[Description of the task]
Work out how many lines in the listing below include the word "this"; answer with the number alone.
####
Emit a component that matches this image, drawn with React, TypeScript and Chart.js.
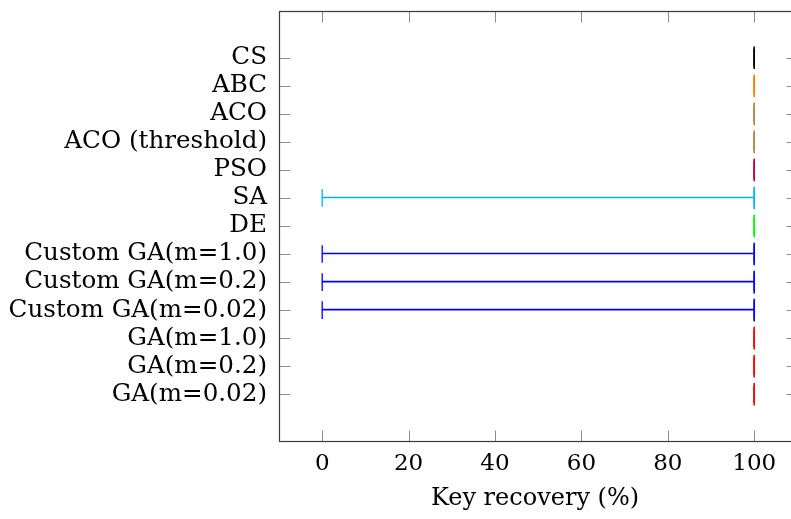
import React, { useEffect, useRef } from 'react';
import { Chart, registerables } from 'chart.js';

Chart.register(...registerables);

// Categories listed bottom-to-top (position 1 is the lowest row)
const categories = [
  'GA(m=0.02)',
  'GA(m=0.2)',
  'GA(m=1.0)',
  'Custom GA(m=0.02)',
  'Custom GA(m=0.2)',
  'Custom GA(m=1.0)',
  'DE',
  'SA',
  'PSO',
  'ACO (threshold)',
  'ACO',
  'ABC',
  'CS',
];

const minValues = [100, 100, 100, 0, 0, 0, 100, 0, 100, 100, 100, 100, 100];
const q1Values = [100, 100, 100, 100, 100, 100, 100, 100, 100, 100, 100, 100, 100];
const medianValues = [100, 100, 100, 100, 100, 100, 100, 100, 100, 100, 100, 100, 100];
const q3Values = [100, 100, 100, 100, 100, 100, 100, 100, 100, 100, 100, 100, 100];
const maxValues = [100, 100, 100, 100, 100, 100, 100, 100, 100, 100, 100, 100, 100];

const xTickValues = [0, 20, 40, 60, 80, 100];
const xAxisTitle = 'Key recovery (%)';

const seriesColors = [
  '#ff0000', '#ff0000', '#ff0000',
  '#0000ff', '#0000ff', '#0000ff',
  '#00ff00',
  '#00b4f0',
  '#c00048',
  '#c08040', '#c08040',
  '#ff8000',
  '#000000',
];

const FONT = "'DejaVu Serif', serif";
const X_MIN = -10;
const X_FRAME_MAX = 110;
const X_VIEW_MAX = 108.52;
const Y_PAD = 1.667;

const positions = categories.map((_, i) => i + 1);

const framePlugin = {
  id: 'pgfFrame',
  beforeDatasetsDraw(chart: any) {
    const { ctx, chartArea } = chart;
    const xs = chart.scales.x;
    const ys = chart.scales.y;
    const left = Math.round(chartArea.left) + 0.5;
    const right = Math.round(xs.getPixelForValue(X_FRAME_MAX)) + 0.5;
    const top = Math.round(chartArea.top) + 0.5;
    const bottom = Math.round(chartArea.bottom) + 0.5;
    const tl = 11;
    ctx.save();
    ctx.strokeStyle = '#8c8c8c';
    ctx.lineWidth = 1;
    ctx.beginPath();
    xs.ticks.forEach((t: any) => {
      const px = Math.round(xs.getPixelForValue(t.value)) + 0.5;
      ctx.moveTo(px, top);
      ctx.lineTo(px, top + tl);
      ctx.moveTo(px, bottom);
      ctx.lineTo(px, bottom - tl);
    });
    ys.ticks.forEach((t: any) => {
      const py = Math.round(ys.getPixelForValue(t.value)) + 0.5;
      ctx.moveTo(left, py);
      ctx.lineTo(left + tl, py);
      ctx.moveTo(right, py);
      ctx.lineTo(right - tl, py);
    });
    ctx.stroke();
    ctx.strokeStyle = '#3a3a3a';
    ctx.lineWidth = 1.2;
    ctx.strokeRect(left, top, right - left, bottom - top);
    ctx.restore();
  },
};

const zeroPadding = (scale: any) => {
  scale.paddingLeft = 0;
  scale.paddingRight = 0;
  scale.paddingTop = 0;
  scale.paddingBottom = 0;
};

export default function App() {
  const canvasRef = useRef<HTMLCanvasElement | null>(null);

  useEffect(() => {
    const canvas = canvasRef.current;
    if (!canvas) return;

    const whiskerData = positions.map((p, i) => ({ y: p, x: [minValues[i], maxValues[i]] }));
    const boxData = positions.map((p, i) => ({ y: p, x: [q1Values[i], q3Values[i]] }));
    const capData: any[] = [];
    const capColors: string[] = [];
    positions.forEach((p, i) => {
      capData.push({ x: minValues[i], y: p });
      capColors.push(seriesColors[i]);
      capData.push({ x: maxValues[i], y: p });
      capColors.push(seriesColors[i]);
    });
    const medianData = positions.map((p, i) => ({ x: medianValues[i], y: p }));

    const chart = new Chart(canvas, {
      data: {
        datasets: [
          {
            type: 'bar',
            indexAxis: 'y',
            data: whiskerData as any,
            backgroundColor: seriesColors,
            barThickness: 1,
            borderWidth: 0,
            xAxisID: 'x',
            yAxisID: 'y',
          } as any,
          {
            type: 'bar',
            indexAxis: 'y',
            data: boxData as any,
            backgroundColor: 'rgba(0,0,0,0)',
            borderColor: seriesColors,
            borderWidth: 1,
            barThickness: 22.6,
            xAxisID: 'x',
            yAxisID: 'y',
          } as any,
          {
            type: 'scatter',
            data: capData,
            pointStyle: 'line',
            pointRotation: 90,
            pointRadius: 8.8,
            pointBorderWidth: 1.3,
            pointBorderColor: capColors,
            pointBackgroundColor: capColors,
            xAxisID: 'x',
            yAxisID: 'y',
          } as any,
          {
            type: 'scatter',
            data: medianData,
            pointStyle: 'line',
            pointRotation: 90,
            pointRadius: 11.3,
            pointBorderWidth: 1.6,
            pointBorderColor: seriesColors,
            pointBackgroundColor: seriesColors,
            xAxisID: 'x',
            yAxisID: 'y',
          } as any,
        ],
      },
      options: {
        responsive: false,
        animation: false,
        events: [],
        layout: { autoPadding: false, padding: { top: 11, left: 0, right: 0, bottom: 0 } },
        plugins: {
          legend: { display: false },
          tooltip: { enabled: false },
        },
        scales: {
          x: {
            type: 'linear',
            position: 'bottom',
            min: X_MIN,
            max: X_VIEW_MAX,
            bounds: 'data',
            offset: false,
            grid: { display: false, drawTicks: false, offset: false },
            border: { display: false },
            afterBuildTicks: (scale: any) => {
              scale.ticks = xTickValues.map((v) => ({ value: v }));
            },
            afterFit: (scale: any) => {
              scale.height = 78;
              zeroPadding(scale);
            },
            ticks: {
              autoSkip: false,
              maxRotation: 0,
              padding: 9,
              color: '#000',
              font: { family: FONT, size: 23 },
              callback: (v: any) => String(v),
            },
            title: {
              display: true,
              text: xAxisTitle,
              color: '#000',
              font: { family: FONT, size: 24 },
              padding: { top: 0, bottom: 6 },
            },
          },
          y: {
            type: 'linear',
            position: 'left',
            min: 1 - Y_PAD,
            max: categories.length + Y_PAD,
            bounds: 'data',
            offset: false,
            grid: { display: false, drawTicks: false, offset: false },
            border: { display: false },
            afterBuildTicks: (scale: any) => {
              scale.ticks = positions.map((p) => ({ value: p }));
            },
            afterFit: (scale: any) => {
              scale.width = 279;
              zeroPadding(scale);
            },
            ticks: {
              autoSkip: false,
              padding: 12,
              color: '#000',
              font: { family: FONT, size: 24.6 },
              callback: (v: any) => categories[Math.round(Number(v)) - 1] ?? '',
            },
          },
        },
      } as any,
      plugins: [framePlugin],
    });

    return () => {
      chart.destroy();
    };
  }, []);

  return (
    <div style={{ position: 'fixed', left: 0, top: 0, width: 791, height: 519, background: '#fff' }}>
      <canvas ref={canvasRef} width={791} height={519} style={{ display: 'block', width: 791, height: 519 }} />
    </div>
  );
}
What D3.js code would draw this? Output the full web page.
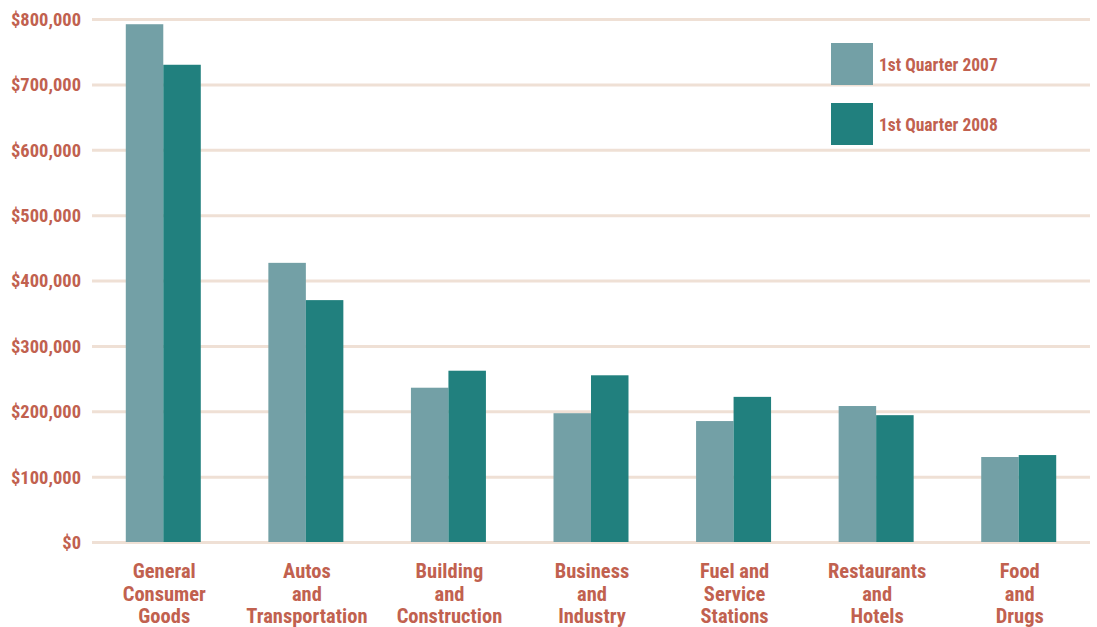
<!DOCTYPE html>
<html>
<head>
<meta charset="utf-8">
<script src="https://cdn.jsdelivr.net/npm/d3@7"></script>
<style>
  body { margin: 0; background: #fff; }
  text { font-family: "Liberation Sans Narrow", "Arial Narrow", "Roboto Condensed", sans-serif; font-weight: bold; }
</style>
</head>
<body>
<div id="chart"></div>
<script>
// Data
var categories = [
  "General Consumer Goods",
  "Autos and Transportation",
  "Building and Construction",
  "Business and Industry",
  "Fuel and Service Stations",
  "Restaurants and Hotels",
  "Food and Drugs"
];
// label lines as shown under each group
var categoryLines = [
  ["General", "Consumer", "Goods"],
  ["Autos", "and", "Transportation"],
  ["Building", "and", "Construction"],
  ["Business", "and", "Industry"],
  ["Fuel and", "Service", "Stations"],
  ["Restaurants", "and", "Hotels"],
  ["Food", "and", "Drugs"]
];
var series = ["1st Quarter 2007", "1st Quarter 2008"];
var q1_2007 = [792000, 427000, 236000, 197000, 185000, 208000, 130000];
var q1_2008 = [730000, 370000, 262000, 255000, 222000, 194000, 133000];
var yTicks = [0, 100000, 200000, 300000, 400000, 500000, 600000, 700000, 800000];

var textColor = "#c1614f";
var gridColor = "#efe0d5";
var colors = ["#73a0a6", "#21807e"];

var W = 1097, H = 627;
var margin = {top: 19, right: 7, bottom: 85, left: 92},
    width = W - margin.left - margin.right,
    height = H - margin.top - margin.bottom;

var svg = d3.select("#chart")
  .append("svg")
  .attr("width", W)
  .attr("height", H)
  .append("g")
  .attr("transform", "translate(" + margin.left + "," + margin.top + ")");

var x = d3.scaleBand()
  .domain(categories)
  .range([0, width])
  .paddingInner(0.474)
  .paddingOuter(0.237);

var xSub = d3.scaleBand()
  .domain(series)
  .range([0, x.bandwidth()])
  .padding(0);

var y = d3.scaleLinear()
  .domain([0, 800000])
  .range([height, 0]);

// Gridlines
var grid = svg.append("g")
  .call(d3.axisLeft(y).tickValues(yTicks).tickSize(-width).tickFormat(""));
grid.select(".domain").remove();
grid.selectAll(".tick line")
  .attr("stroke", gridColor)
  .attr("stroke-width", 3);

// Y axis labels
var yAxis = svg.append("g")
  .attr("transform", "translate(-11,0)")
  .call(d3.axisLeft(y).tickValues(yTicks).tickSize(0).tickPadding(0)
    .tickFormat(function(d) { return "$" + d3.format(",")(d); }));
yAxis.select(".domain").remove();
yAxis.selectAll("text")
  .attr("fill", textColor)
  .style("font-size", "18.5px")
  .attr("dy", "0.35em");

// Bars
var rows = categories.map(function(c, i) {
  return {cat: c, values: [{key: series[0], value: q1_2007[i]}, {key: series[1], value: q1_2008[i]}]};
});

svg.append("g")
  .selectAll("g")
  .data(rows)
  .enter()
  .append("g")
  .attr("transform", function(d) { return "translate(" + x(d.cat) + ",0)"; })
  .selectAll("rect")
  .data(function(d) { return d.values; })
  .enter().append("rect")
  .attr("x", function(d) { return xSub(d.key); })
  .attr("y", function(d) { return y(d.value); })
  .attr("width", xSub.bandwidth())
  .attr("height", function(d) { return height - y(d.value); })
  .attr("fill", function(d, i) { return colors[i]; });

// X labels
var xl = svg.append("g")
  .selectAll("text")
  .data(categories)
  .enter()
  .append("text")
  .attr("text-anchor", "middle")
  .attr("fill", textColor)
  .style("font-size", "20.5px")
  .attr("transform", function(d) { return "translate(" + (x(d) + x.bandwidth() / 2 + 1) + "," + (height + 36) + ")"; });
xl.selectAll("tspan")
  .data(function(d, i) { return categoryLines[i]; })
  .enter()
  .append("tspan")
  .attr("x", 0)
  .attr("y", function(d, i) { return i * 22.5; })
  .text(function(d) { return d; });

// Legend
var legend = svg.selectAll(".legend")
  .data(series)
  .enter()
  .append("g")
  .attr("transform", function(d, i) { return "translate(" + (831 - margin.left) + "," + (43 - margin.top + i * 60) + ")"; });
legend.append("rect")
  .attr("width", 42)
  .attr("height", 42)
  .attr("fill", function(d, i) { return colors[i]; });
legend.append("text")
  .attr("x", 48)
  .attr("y", 28)
  .attr("fill", textColor)
  .style("font-size", "17.5px")
  .text(function(d) { return d; });
</script>
</body>
</html>
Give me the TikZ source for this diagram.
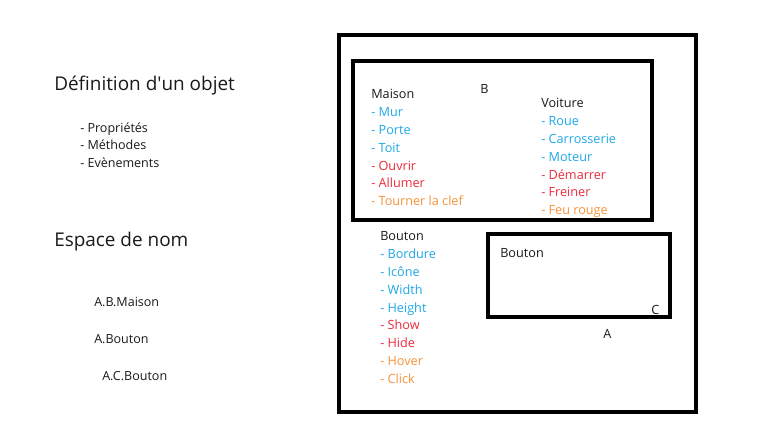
\documentclass[tikz,border=0pt]{standalone}
\usepackage{fontspec}
\setmainfont{Open Sans}
% same face without the TeX quote mapping, for a straight apostrophe
\newfontfamily\rawfont{Open Sans}
\definecolor{propblue}{HTML}{1FA8E6}
\definecolor{methred}{HTML}{EC2A3C}
\definecolor{evtorange}{HTML}{F7923A}
\definecolor{ink}{HTML}{1A1A1A}
\tikzset{
  txt/.style={anchor=mid west, inner sep=0pt, yshift=-1.3pt, text=ink, font=\fontsize{9.5pt}{11pt}\selectfont},
  small/.style={txt, font=\fontsize{9.4pt}{11pt}\selectfont},
  title/.style={txt, font=\fontsize{14.2pt}{16pt}\selectfont},
  prop/.style={txt, text=propblue},
  meth/.style={txt, text=methred},
  evt/.style={txt, text=evtorange},
  frame/.style={draw=black, line width=2.3pt, fill=none},
}
\begin{document}
\begin{tikzpicture}[x=0.75pt, y=-0.75pt]
\useasboundingbox[fill=white] (0,0) rectangle (768,432);

% left column: definition and namespaces
\node[title] (def) at (54,85) {Définition d{\rawfont'}un objet};
\node[small] (d1) at (80,127) {- Propriétés};
\node[small] (d2) at (80,144) {- Méthodes};
\node[small] (d3) at (80,162) {- Evènements};

\node[title] (ns) at (54,241) {Espace de nom};
\node[small] (n1) at (94,301) {A.B.Maison};
\node[small] (n2) at (94,338) {A.Bouton};
\node[small] (n3) at (102,375) {A.C.Bouton};

% namespace frames
\draw[frame] (339,35) rectangle (696,412);
\draw[frame] (353,61) rectangle (652,220);
\draw[frame] (488,234) rectangle (670,317);

\node[txt] (lA) at (603,333) {A};
\node[txt] (lB) at (480,88) {B};
\node[txt] (lC) at (651,309) {C};

% class Maison
\node[txt] (mais) at (371,93) {Maison};
\node[prop] (m1) at (371,111) {- Mur};
\node[prop] (m2) at (371,129) {- Porte};
\node[prop] (m3) at (371,147) {- Toit};
\node[meth] (m4) at (371,165) {- Ouvrir};
\node[meth] (m5) at (371,182) {- Allumer};
\node[evt]  (m6) at (371,200) {- Tourner la clef};

% class Voiture
\node[txt] (voit) at (541,102) {Voiture};
\node[prop] (v1) at (541,120) {- Roue};
\node[prop] (v2) at (541,138) {- Carrosserie};
\node[prop] (v3) at (541,156) {- Moteur};
\node[meth] (v4) at (541,174) {- Démarrer};
\node[meth] (v5) at (541,191) {- Freiner};
\node[evt]  (v6) at (541,209) {- Feu rouge};

% class Bouton (namespace A)
\node[txt] (bout) at (380,235) {Bouton};
\node[prop] (b1) at (380,253) {- Bordure};
\node[prop] (b2) at (380,271) {- Icône};
\node[prop] (b3) at (380,289) {- Width};
\node[prop] (b4) at (380,307) {- Height};
\node[meth] (b5) at (380,324) {- Show};
\node[meth] (b6) at (380,342) {- Hide};
\node[evt]  (b7) at (380,360) {- Hover};
\node[evt]  (b8) at (380,378) {- Click};

% class Bouton (namespace A.C)
\node[txt] (boutC) at (500,252) {Bouton};
\end{tikzpicture}
\end{document}
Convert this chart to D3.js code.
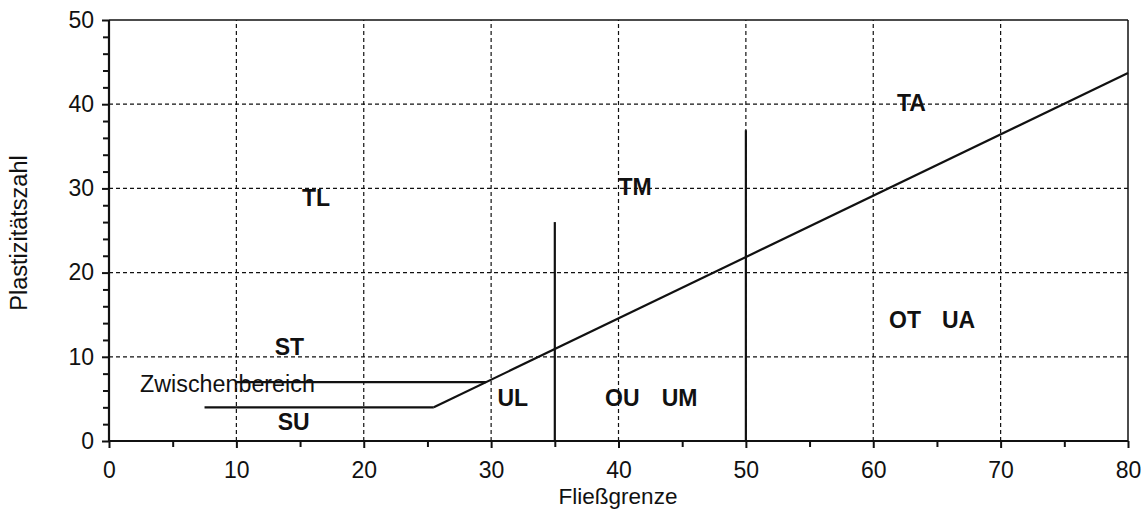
<!DOCTYPE html>
<html><head><meta charset="utf-8">
<script src="https://cdn.jsdelivr.net/npm/d3@7"></script>
<style>
body{margin:0;background:#fff;}
svg{display:block;font-family:"Liberation Sans",Arial,sans-serif;}
</style></head>
<body><svg id="c" width="1145" height="510"></svg>
<script>
const xTicks = [0,10,20,30,40,50,60,70,80];
const yTicks = [0,10,20,30,40,50];
const xMinor = [5,15,25,35,45,55,65,75];
const yMinor = [2,4,6,8,12,14,16,18,22,24,26,28,32,34,36,38,42,44,46,48];
const aLine = [[25.5,4],[80,43.7]];
const suLine = [[7.5,4],[25.5,4]];
const zwLine = [[10,7],[29.6,7]];
const v35 = [[35,0],[35,26]];
const v50 = [[50,0],[50,36.9]];
const labelText = ["TL","TM","TA","ST","SU","UL","OU","UM","OT","UA"];
const labelX = [16.25,41.3,63.0,14.17,14.5,31.7,40.3,44.8,62.5,66.7];
const labelY = [27.9,29.2,39.2,10.2,1.3,4.2,4.2,4.2,13.4,13.4];
const zwText = "Zwischenbereich";
const zwPos = [9.3,5.8];

const svg = d3.select("#c");
const ink = "#111";
const x = d3.scaleLinear().domain([0,80]).range([109,1128]);
const y = d3.scaleLinear().domain([0,50]).range([441,20]);

// grid
const g = svg.append("g");
g.selectAll(".gx").data(xTicks.filter(d=>d>0&&d<80)).enter().append("line")
 .attr("x1",d=>x(d)).attr("x2",d=>x(d)).attr("y1",y(0)).attr("y2",y(50))
 .attr("stroke",ink).attr("stroke-width",1.2).attr("stroke-dasharray","4,3");
g.selectAll(".gy").data(yTicks.filter(d=>d>0&&d<50)).enter().append("line")
 .attr("y1",d=>y(d)).attr("y2",d=>y(d)).attr("x1",x(0)).attr("x2",x(80))
 .attr("stroke",ink).attr("stroke-width",1.2).attr("stroke-dasharray","4,3");

// frame top/right
svg.append("line").attr("x1",x(0)).attr("x2",x(80)).attr("y1",y(50)).attr("y2",y(50)).attr("stroke",ink).attr("stroke-width",1.5);
svg.append("line").attr("x1",x(80)).attr("x2",x(80)).attr("y1",y(0)).attr("y2",y(50)).attr("stroke",ink).attr("stroke-width",1.5);

// axes
const xAxis = d3.axisBottom(x).tickValues(xTicks).tickSize(7).tickPadding(14).tickFormat(d3.format("d"));
const yAxis = d3.axisLeft(y).tickValues(yTicks).tickSize(7).tickPadding(8).tickFormat(d3.format("d"));
const gx = svg.append("g").attr("transform",`translate(0,${y(0)})`).call(xAxis);
const gy = svg.append("g").attr("transform",`translate(${x(0)},0)`).call(yAxis);
[gx,gy].forEach(a=>{
  a.select(".domain").attr("stroke",ink).attr("stroke-width",2.2);
  a.selectAll(".tick line").attr("stroke",ink).attr("stroke-width",2);
  a.selectAll(".tick text").attr("fill",ink).attr("font-size",23).attr("font-family","Liberation Sans, Arial, sans-serif");
});
gy.select(".domain").attr("d",`M0,${y(0)}V${y(50)}`);
gx.select(".domain").attr("d",`M${x(0)},0H${x(80)}`);
svg.append("g").attr("transform",`translate(0,${y(0)})`).call(d3.axisBottom(x).tickValues(xMinor).tickSize(6).tickFormat(""))
 .call(a=>{a.select(".domain").remove();a.selectAll(".tick line").attr("stroke",ink).attr("stroke-width",2);});
svg.append("g").attr("transform",`translate(${x(0)},0)`).call(d3.axisLeft(y).tickValues(yMinor).tickSize(6).tickFormat(""))
 .call(a=>{a.select(".domain").remove();a.selectAll(".tick line").attr("stroke",ink).attr("stroke-width",2);});

// data lines
const line = d3.line().x(d=>x(d[0])).y(d=>y(d[1]));
[aLine,suLine,zwLine,v35,v50].forEach(p=>{
  svg.append("path").attr("d",line(p)).attr("fill","none").attr("stroke",ink).attr("stroke-width",2.2);
});

// labels
svg.append("text").attr("x",x(zwPos[0])).attr("y",y(zwPos[1])).attr("text-anchor","middle")
 .attr("font-size",23.3).attr("fill",ink).text(zwText);
labelText.forEach((t,i)=>{
  svg.append("text").attr("x",x(labelX[i])).attr("y",y(labelY[i])).attr("text-anchor","middle")
   .attr("font-size",23).attr("font-weight","bold").attr("fill",ink).text(t);
});

// axis titles
svg.append("text").attr("x",618).attr("y",504).attr("text-anchor","middle").attr("font-size",22.5).attr("fill",ink).text("Fließgrenze");
svg.append("text").attr("transform","translate(27,233) rotate(-90)").attr("text-anchor","middle").attr("font-size",23.5).attr("fill",ink).text("Plastizitätszahl");
</script></body></html>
####
[Answer to the problem]
4